The population of the Gaza Strip is being “starved to death, poisoned, and children are kidnapped and murdered for their organs,” he wrote then.

 

The website recently received a complaint by Belgian watchdog, the Interfederal Center for Equal Opportunities, over the story. 

 

De Wereld Morgen, however, stuck to the assertion that Israel “kidnapped” and “murdered” Palestinian children and used organs belonging to the Palestinians its forces killed.

 

In November 2015, the Palestinian ambassador to the United Nations said Israel harvested the organs of the Palestinians it killed.

 

In a letter to the UN secretary general, Riyad Mansour said the bodies of Palestinians killed by Israeli security forces “were returned with missing corneas and other organs, further confirming past reports about organ harvesting by the occupying power.”

 

According to Press TV, the New York Times also said in an August 2014 report that transplant brokers in Israel had pocketed enormous sums of money. Based on the newspaper's analysis of major organ trafficking cases since 2000, Israelis had played a “disproportionate role” in organ trafficking.

 

The issue of organ theft by Israel was first brought to the fore in a report published by Sweden’s most highly-circulated daily Aftonbladet in 2009.

 

Back in 2000, Dr.

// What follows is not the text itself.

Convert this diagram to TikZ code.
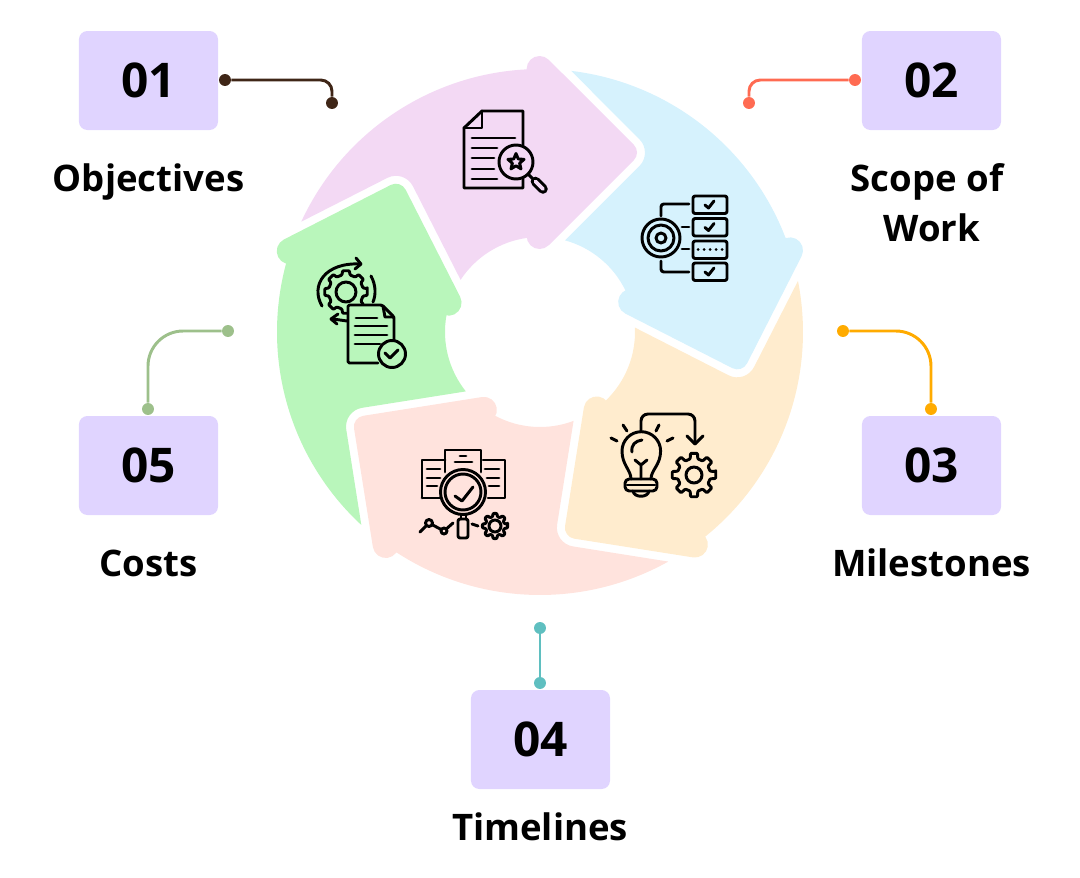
\documentclass[tikz,border=0pt]{standalone}
\usepackage{fontspec}
\usetikzlibrary{calc}
\setmainfont{Open Sans}
\definecolor{petalpink}{HTML}{F3D9F4}
\definecolor{petalblue}{HTML}{D6F2FD}
\definecolor{petalorange}{HTML}{FFECCE}
\definecolor{petalsalmon}{HTML}{FFE3DD}
\definecolor{petalgreen}{HTML}{B9F6BB}
\definecolor{boxpurple}{HTML}{E0D4FF}
\definecolor{leadbrown}{HTML}{3F2617}
\definecolor{leadred}{HTML}{FF6B52}
\definecolor{leadorange}{HTML}{FFAB00}
\definecolor{leadteal}{HTML}{5FBFC0}
\definecolor{leadgreen}{HTML}{9DC08B}
\tikzset{
    pxframe/.style={shift={(-540,332)},yscale=-1},
    numbox/.style={fill=boxpurple,rounded corners=6pt,minimum width=98.9pt,minimum height=70.4pt,inner sep=0pt,font=\fontsize{34}{36}\selectfont\bfseries},
    toplabel/.style={inner sep=0pt,anchor=base,font=\fontsize{26}{30}\selectfont\bfseries},
    leaddot/.style={circle,fill=#1,minimum size=8.5pt,inner sep=0pt},
    leader/.style={draw=#1,line width=2.1pt},
    iconline/.style={draw=black,line width=2.1pt,line cap=round,line join=round},
}
\newcommand{\petal}[2]{
    \fill[#2,rotate=#1] (155.2:263) arc[start angle=155.2,end angle=92.8,radius=263]
        -- (-13.4,263) arc[start angle=180,end angle=45,radius=13]
        -- (93.8,187.3) arc[start angle=45,end angle=-45,radius=11]
        -- (8.8,86.8) arc[start angle=-45,end angle=-180,radius=13]
        -- (97.9:95) arc[start angle=97.9,end angle=146.7,radius=95]
        -- (-127.1,145.8) arc[start angle=27,end angle=117,radius=19]
        -- cycle;
}
\newcommand{\gearicon}[5]{
    \begin{scope}[shift={(#1,#2)}]
        \pgfmathsetmacro{\gearstep}{360/#5}
        \draw[iconline,rounded corners=0.6pt] (-0.2*\gearstep:#3) \foreach \k in {1,...,#5}{
            -- (\k*\gearstep-\gearstep-0.2*\gearstep:#3) -- (\k*\gearstep-\gearstep+0.2*\gearstep:#3)
            -- (\k*\gearstep-\gearstep+0.3*\gearstep:#4) -- (\k*\gearstep-0.3*\gearstep:#4)} -- cycle;
    \end{scope}
}
\begin{document}
\begin{tikzpicture}[x=0.025cm,y=0.025cm]
    \useasboundingbox (-540,332) rectangle (540,-545);
    \petal{0}{petalpink}
    \petal{-72}{petalblue}
    \petal{-144}{petalorange}
    \petal{-216}{petalsalmon}
    \petal{72}{petalgreen}

    \begin{scope}[pxframe]
    \node[numbox] (n1) at (148.5,80.5) {01};
    \node[numbox] (n2) at (931.5,80.5) {02};
    \node[numbox] (n3) at (931.5,465.5) {03};
    \node[numbox] (n4) at (540.5,739.5) {04};
    \node[numbox] (n5) at (148.5,465.5) {05};
    \node[toplabel] (l1) at (148.5,191) {Objectives};
    \node[toplabel] (l2a) at (927,191) {Scope of};
    \node[toplabel] (l2b) at (932,241) {Work};
    \node[toplabel] (l3) at (931.5,576) {Milestones};
    \node[toplabel] (l4) at (540,840) {Timelines};
    \node[toplabel] (l5) at (148.5,576) {Costs};

    \node[leaddot=leadbrown] (a1) at (225,80) {};
    \node[leaddot=leadbrown] (b1) at (332,103) {};
    \draw[leader=leadbrown,rounded corners=8pt] (a1) -| (b1);
    \node[leaddot=leadred] (a2) at (855,80) {};
    \node[leaddot=leadred] (b2) at (749,103) {};
    \draw[leader=leadred,rounded corners=8pt] (a2) -| (b2);
    \node[leaddot=leadorange] (a3) at (843,331) {};
    \node[leaddot=leadorange] (b3) at (931,409) {};
    \draw[leader=leadorange,rounded corners=25pt] (a3) -| (b3);
    \node[leaddot=leadteal] (a4) at (540,628) {};
    \node[leaddot=leadteal] (b4) at (540,683) {};
    \draw[leader=leadteal] (a4) -- (b4);
    \node[leaddot=leadgreen] (a5) at (228,331) {};
    \node[leaddot=leadgreen] (b5) at (148,409) {};
    \draw[leader=leadgreen,rounded corners=25pt] (a5) -| (b5);

    \draw[iconline] (523,147) -- (523,111) -- (482,111) -- (464,128) -- (464,188) -- (523,188) -- (523,178);
    \draw[iconline] (482,111) -- (482,128) -- (464,128);
    \draw[iconline] (472,138) -- (515,138) (472,148) -- (497,148) (472,158) -- (494,158)
        (472,169) -- (494,169) (472,179) -- (497,179);
    \draw[iconline,fill=petalpink] (516,162) circle (17);
    \draw[iconline] ($(516,162)+(-90:8.5)$) \foreach \k in {0,...,4}{
        -- ($(516,162)+(\k*72-90:8.5)$) -- ($(516,162)+(\k*72-54:3.8)$)} -- cycle;
    \draw[iconline] (528,174) -- (534,180);
    \draw[line width=2.1pt,double=petalpink,double distance=2.6pt,line cap=round] (535.5,181.5) -- (543,189);

    \draw[iconline] (661,238) circle (19) (661,238) circle (13) (661,238) circle (5);
    \foreach \y in {196,218.5,241,263}{
        \draw[iconline,rounded corners=1.5pt] (693,\y) rectangle (727,\y+17.5);
    }
    \foreach \y in {0,22.5,67}{
        \draw[iconline] (705,205+\y) -- (708.5,208+\y) -- (714,201+\y);
    }
    \foreach \x in {698,704,710,716,722}{
        \draw[iconline] (\x,249.5) -- (\x+0.1,249.5);
    }
    \draw[iconline,rounded corners=2pt] (661,216) -- (661,204) -- (689,204);
    \draw[iconline,rounded corners=2pt] (661,261) -- (661,272) -- (689,272);
    \draw[iconline] (682,227) -- (689,227) (682,249) -- (689,249);

    \draw[iconline] (631,479) .. controls (631,470) and (622,465) .. (622,451)
        arc[start angle=180,end angle=360,radius=19.3]
        .. controls (660.6,465) and (651,470) .. (651,479);
    \draw[iconline,rounded corners=3pt] (625,479) rectangle (657,491);
    \draw[iconline] (627,485) -- (655,485);
    \draw[iconline] (633,491) .. controls (634,498) and (648,498) .. (649,491);
    \draw[iconline] (635,460) -- (641,465) -- (647,460) (641,465) -- (641,479);
    \draw[iconline] (632,452) .. controls (631,445) and (635,441) .. (642,440);
    \draw[iconline] (611,438) -- (617,441) (623,425) -- (627,431) (659,425) -- (656,431) (673,438) -- (667,441);
    \draw[iconline,rounded corners=5pt] (641,431) -- (641,414) -- (695,414) -- (695,444);
    \draw[iconline] (687,436) -- (695,444) -- (703,436);
    \gearicon{694}{475}{22}{16.5}{8}
    \draw[iconline] (694,475) circle (8);

    \draw[iconline] (422,498) -- (422,460) -- (445,460) (445,472) -- (445,450) -- (481,450) -- (481,472)
        (483,460) -- (505,460) -- (505,498) -- (488,498) (422,498) -- (440,498);
    \draw[iconline] (460,456) -- (466,456) (455,462) -- (472,462);
    \draw[iconline] (427,469) -- (440,469) (427,478) -- (440,478) (427,486) -- (437,486);
    \draw[iconline] (485,469) -- (499,469) (487,478) -- (499,478) (489,486) -- (499,486);
    \draw[iconline] (463,492) circle (22.5) (463,492) circle (18);
    \draw[iconline] (455,496) -- (462,501) -- (473,487);
    \draw[iconline] (461,515) -- (461,519) (466,515) -- (466,519);
    \draw[iconline,rounded corners=1.5pt] (458,519) rectangle (468,538);
    \draw[iconline] (420,532) -- (429,523) -- (444,531) -- (453,523);
    \draw[iconline,fill=petalsalmon] (429,523) circle (3.5) (444,531) circle (3);
    \draw[iconline] (472,524) -- (478,526);
    \gearicon{495}{526}{12.7}{9.7}{8}
    \draw[iconline] (495,526) circle (6);

    \gearicon{346}{292}{21.5}{17.5}{8}
    \draw[iconline] (346,292) circle (10);
    \draw[iconline] (322,306) .. controls (310,285) and (325,262) .. (361,264);
    \draw[iconline] (356,258) -- (361,264) -- (355,269);
    \draw[iconline] (371,276) .. controls (376,285) and (376,295) .. (373,302);
    \draw[iconline] (347,321) -- (333,319);
    \draw[iconline] (338,314) -- (331,319) -- (337,324);
    \draw[iconline,fill=petalgreen,rounded corners=1pt] (378,363) -- (348,363) -- (348,305) -- (382,305) -- (394,317) -- (394,341);
    \draw[iconline] (383,306) -- (385,317) -- (394,317);
    \draw[iconline] (356,318) -- (377,318) (355,326) -- (387,326) (355,335) -- (387,335) (355,344) -- (380,344);
    \draw[iconline,fill=petalgreen] (392,354) circle (13.5);
    \draw[iconline] (385,353) -- (390,358) -- (398,350);
    \end{scope}
\end{tikzpicture}
\end{document}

Yehuda Hiss, the former head of Israel's forensic institute, divulged that Israeli pathologists at the institute would harvest skin, corneas, heart valves, and bones from the bodies of Palestinians and others often without permission from relatives.

 

The interview was, however, released no later than 2009 by Nancy Scheper-Hughes, a professor of anthropology at the University of California-Berkeley, who had conducted it as part of her investigation into the institute, in response to a row created between Israel and Sweden over Aftonbladet’s report.